Icefin is a tube-shaped robot roughly 12 feet long and less than 10 inches around. It is equipped with thrusters, cameras, sonar, and sensors for measuring water temperature, pressure, and salinity. First deployed in 2019, the robot can climb up and down crevasses in the base of ice shelves.
The robot revealed a new circulation pattern, a jet funneling water sideways through the crevasse it was studying, in addition to rising and sinking currents, and diverse ice formations shaped by shifting flows and temperatures.
For its work in the Ross Ice Shelf, Icefin was deployed on a tether down a 1,900-foot borehole drilled with hot water, near where the ice shelf meets the Kamb Ice Stream. This was an ideal place for the team to study the long-term effects of underwater conditions, as the Ross Shelf is older than previously explored ice shelves, making it more representative of Antartcia’s other ice shelves, and the Kamb Ice Stream is stagnant.
This climb resulted in the first 3D measurements of ocean conditions near where it meets the coastline, an important juncture known as the grounding zone.
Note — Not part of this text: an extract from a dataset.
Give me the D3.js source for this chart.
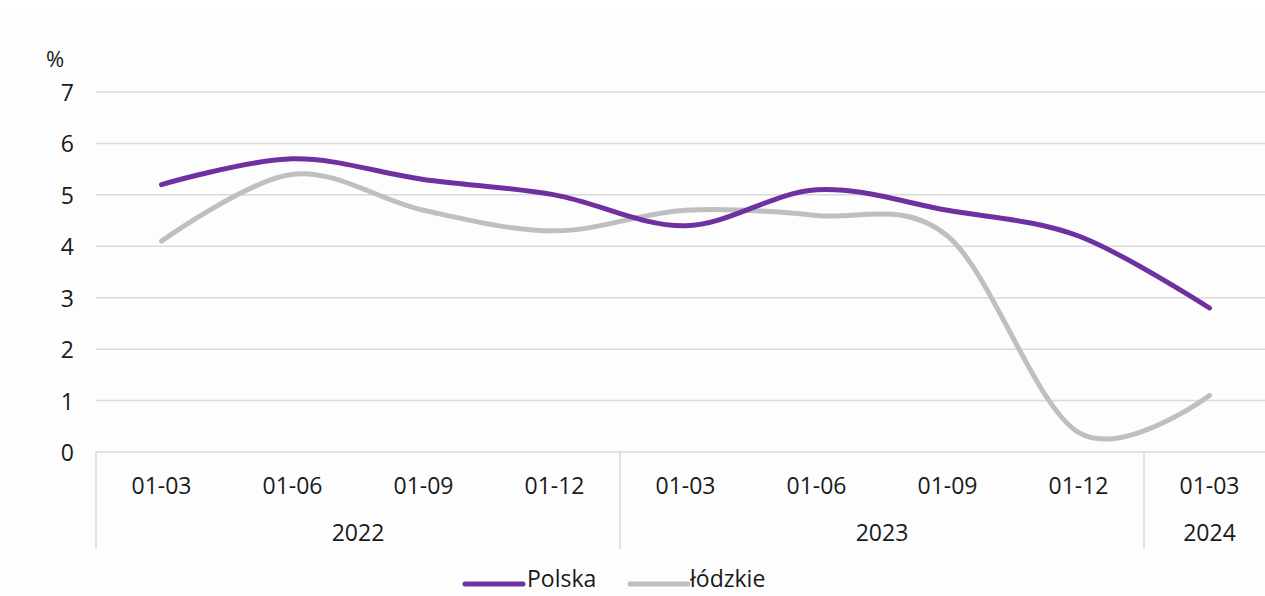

These grounding zones are key to controlling the balance of ice sheets, and the places where changing ocean conditions have the most impact.
On the last of three dives, Matthew Meister, a senior research engineer, drove Icefin into one of five crevasses near the team’s borehole. The robot climbed almost 150 feet up one slope and descended the other.
With the robot, the team was able to detail changing ice patterns as the crevasse narrowed. They found that melting at the crevasse base and salt rejection from freezing near the top moved water up and down around the horizontal jet steam, driving uneven melting and freezing on the two sides, with more melting along the lower downstream wall.
“Each feature reveals a different type of circulation or relationship of the ocean temperature to freezing,” Peter Washam, a polar oceanographer and research scientist in the Department of Astronomy at Cornell and lead author on the paper, said. “Seeing so many different features within a crevasse, so many changes in the circulation, was surprising.”
The research team believes it’s likely that similar conditions exist in adjacent crevasses. The findings highlight crevasses’ potential to transport changing ocean conditions through an ice shelf’s most vulnerable region.
“If the water heats up or cools off, it can move around in the back of the ice shelf quite vigorously, and crevasses are one of the means by which that happens,” Washam said. “When it comes to projecting sea-level rise, that’s important to have in the models.”
These new discoveries will help to improve the modeling of ice shelf melting and freezing rates at grounding zones and of their potential contribution to global sea-level rise.
The Icefin team was led by Britney Schmidt, an associate professor of astronomy and earth and atmospheric sciences and Cornell Engineering, and the director of the Planetary Habitability and Technology Lab. The research also included members of a New Zealand-based research team led by Christina Hulbe, a professor at the University of Otago.
This research was funded by Project RISE UP (Ross Ice Shelf and Europa Underwater Probe), part of NASA’s Planetary Science and Technology from Analog Research program, with logistical support provided by the National Science Foundation through the U.S. Antarctic Program.